• Challenge:
Leave out all pictures. Return exactly the lines from the top of the material through the line containing "a_ticks = [0, 1, 2, 3, 4, 5, 6, 7, 8]".
-- Dataset excerpt start --
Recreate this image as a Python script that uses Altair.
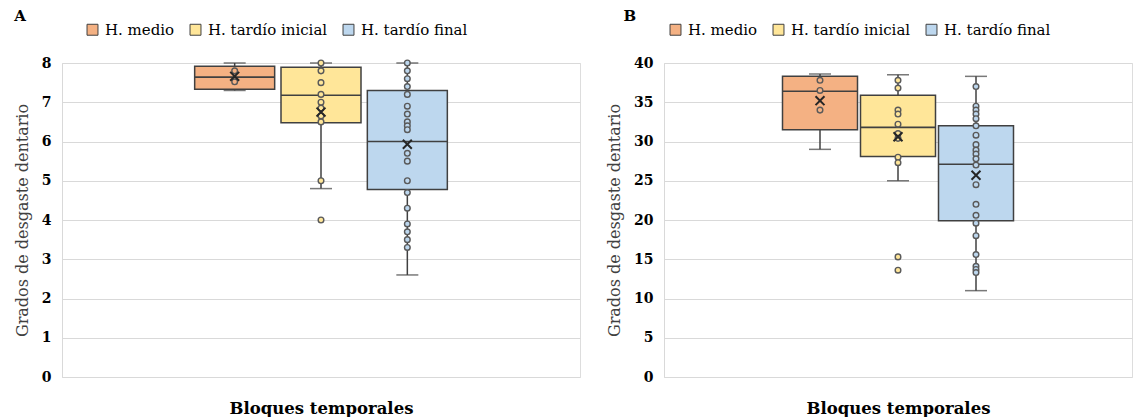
import altair as alt
import pandas as pd

categories = ["H. medio", "H. tardío inicial", "H. tardío final"]
colors = ["#F4B183", "#FFE699", "#BDD7EE"]

# Panel A (0-8 scale)
a_low = [7.30, 4.80, 2.60]
a_q1 = [7.33, 6.48, 4.78]
a_median = [7.64, 7.18, 6.00]
a_q3 = [7.92, 7.89, 7.30]
a_high = [8.00, 8.00, 8.00]
a_mean = [7.66, 6.75, 5.93]
a_points_medio = [7.80, 7.52]
a_points_inicial = [8.0, 7.8, 7.5, 7.2, 7.0, 6.85, 6.65, 6.5, 5.0, 4.0]
a_points_final = [8.0, 7.8, 7.6, 7.4, 7.2, 6.9, 6.7, 6.5, 6.4, 6.3, 5.7, 5.5,
                  5.0, 4.7, 4.3, 3.9, 3.7, 3.5, 3.3]
a_ticks = [0, 1, 2, 3, 4, 5, 6, 7, 8]

# Panel B (0-40 scale)
b_low = [29.0, 25.0, 11.0]
b_q1 = [31.5, 28.1, 19.9]
b_median = [36.4, 31.8, 27.1]
b_q3 = [38.3, 35.9, 32.0]
b_high = [38.6, 38.5, 38.3]
b_mean = [35.2, 30.6, 25.7]
b_points_medio = [37.8, 36.5, 34.0]
b_points_inicial = [37.8, 36.8, 34.0, 33.5, 32.2, 31.0, 30.4, 28.0, 27.3, 15.3, 13.6]
b_points_final = [37.0, 34.5, 34.0, 33.5, 32.9, 32.0, 30.8, 29.6, 28.9, 28.4,
                  27.8, 27.0, 24.5, 22.0, 20.6, 19.6, 18.0, 15.6, 14.1, 13.7, 13.3]
b_ticks = [0, 5, 10, 15, 20, 25, 30, 35, 40]

FONT = "DejaVu Serif"
DARK = "#404040"
X_SHAPE = "M-1,-1L1,1M-1,1L1,-1"
SLOTS = ["·1"] + categories + ["·2"]


def panel(label, low, q1, med, q3, high, mean, pts, ymax, ticks, width, box_w,
          legend_x, title_dx):
    box = pd.DataFrame({"cat": categories, "low": low, "q1": q1, "med": med,
                        "q3": q3, "high": high, "mean": mean})
    rows = []
    for c, p in zip(categories, pts):
        for v in p:
            rows.append({"cat": c, "v": v})
    points = pd.DataFrame(rows)

    step = width / 6.0
    pad_inner = 1 - box_w / step
    pad_outer = (1 + pad_inner) / 2
    xscale = alt.Scale(domain=SLOTS, paddingInner=pad_inner, paddingOuter=pad_outer)
    x = alt.X("cat:N", scale=xscale,
              axis=alt.Axis(title="Bloques temporales", labels=False, ticks=False,
                            domain=False, grid=False, titleFont=FONT,
                            titleFontWeight="bold", titleFontSize=16.5,
                            titleColor="#000000", titlePadding=23))
    y_scale = alt.Scale(domain=[0, ymax], nice=False, zero=True)
    y_axis = alt.Axis(title="Grados de desgaste dentario", values=ticks,
                      tickCount=len(ticks), labelOverlap=False,
                      grid=True, gridColor="#D9D9D9", domainColor="#D9D9D9",
                      ticks=False, labelFont=FONT, labelFontWeight="bold",
                      labelFontSize=14, labelColor="#000000", labelPadding=11,
                      titleFont=FONT, titleFontWeight="normal", titleFontSize=16,
                      titleColor="#404040", titlePadding=11)

    def Y(field):
        return alt.Y(field, scale=y_scale, axis=y_axis)

    color = alt.Fill("cat:N", scale=alt.Scale(domain=categories, range=colors),
                     legend=alt.Legend(title=None, orient="none", direction="horizontal",
                                       legendX=legend_x, legendY=-41,
                                       symbolType="square", symbolSize=120,
                                       symbolStrokeColor=DARK, symbolStrokeWidth=1,
                                       labelFont=FONT, labelFontSize=15,
                                       labelColor="#000000", columnPadding=13,
                                       labelOffset=5))

    base_box = alt.Chart(box)
    whisker = base_box.mark_rule(color=DARK, strokeWidth=1.5).encode(
        x=x, y=Y("low:Q"), y2="high:Q")
    caps_lo = base_box.mark_tick(color=DARK, size=22, thickness=1.5).encode(
        x="cat:N", y=Y("low:Q"))
    caps_hi = base_box.mark_tick(color=DARK, size=22, thickness=1.5).encode(
        x="cat:N", y=Y("high:Q"))
    bars = base_box.mark_bar(stroke=DARK, strokeWidth=1.5, opacity=1).encode(
        x="cat:N", y=Y("q1:Q"), y2="q3:Q", fill=color)
    median = base_box.mark_bar(stroke=DARK, strokeWidth=1.6, fillOpacity=0).encode(
        x="cat:N", y=Y("med:Q"), y2="med:Q")
    dots = alt.Chart(points).mark_point(filled=False, size=32, strokeWidth=1.4,
                                        stroke="#595959", opacity=1).encode(
        x="cat:N", y=Y("v:Q"),
        fill=alt.Fill("cat:N", scale=alt.Scale(domain=categories, range=colors),
                      legend=None))
    means = base_box.mark_point(shape=X_SHAPE, size=80, filled=False,
                                stroke="#262626", strokeWidth=2, opacity=1).encode(
        x="cat:N", y=Y("mean:Q"))

    return alt.layer(whisker, caps_lo, caps_hi, bars, median, dots, means).properties(
        width=width, height=314,
        title=alt.Title(label, anchor="start", font=FONT, fontSize=15,
                        fontWeight="bold", color="#000000", dx=title_dx, offset=-2))


chart_a = panel("A", a_low, a_q1, a_median, a_q3, a_high, a_mean,
                [a_points_medio, a_points_inicial, a_points_final], 8, a_ticks,
                518, 80, 23, 0)
chart_b = panel("B", b_low, b_q1, b_median, b_q3, b_high, b_mean,
                [b_points_medio, b_points_inicial, b_points_final], 40, b_ticks,
                468, 75, 4, 17)

chart = alt.hconcat(chart_a, chart_b, spacing=25).resolve_scale(
    fill="independent").resolve_legend(fill="independent").properties(
    padding={"left": 5, "top": 0, "right": 0, "bottom": 0}).configure_view(
    stroke=None).configure(background="white")

chart.save("out.html", embed_options={"renderer": "svg", "actions": False})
-- Dataset excerpt end --
• Written reply:
Recreate this image as a Python script that uses Altair.
import altair as alt
import pandas as pd

categories = ["H. medio", "H. tardío inicial", "H. tardío final"]
colors = ["#F4B183", "#FFE699", "#BDD7EE"]

# Panel A (0-8 scale)
a_low = [7.30, 4.80, 2.60]
a_q1 = [7.33, 6.48, 4.78]
a_median = [7.64, 7.18, 6.00]
a_q3 = [7.92, 7.89, 7.30]
a_high = [8.00, 8.00, 8.00]
a_mean = [7.66, 6.75, 5.93]
a_points_medio = [7.80, 7.52]
a_points_inicial = [8.0, 7.8, 7.5, 7.2, 7.0, 6.85, 6.65, 6.5, 5.0, 4.0]
a_points_final = [8.0, 7.8, 7.6, 7.4, 7.2, 6.9, 6.7, 6.5, 6.4, 6.3, 5.7, 5.5,
                  5.0, 4.7, 4.3, 3.9, 3.7, 3.5, 3.3]
a_ticks = [0, 1, 2, 3, 4, 5, 6, 7, 8]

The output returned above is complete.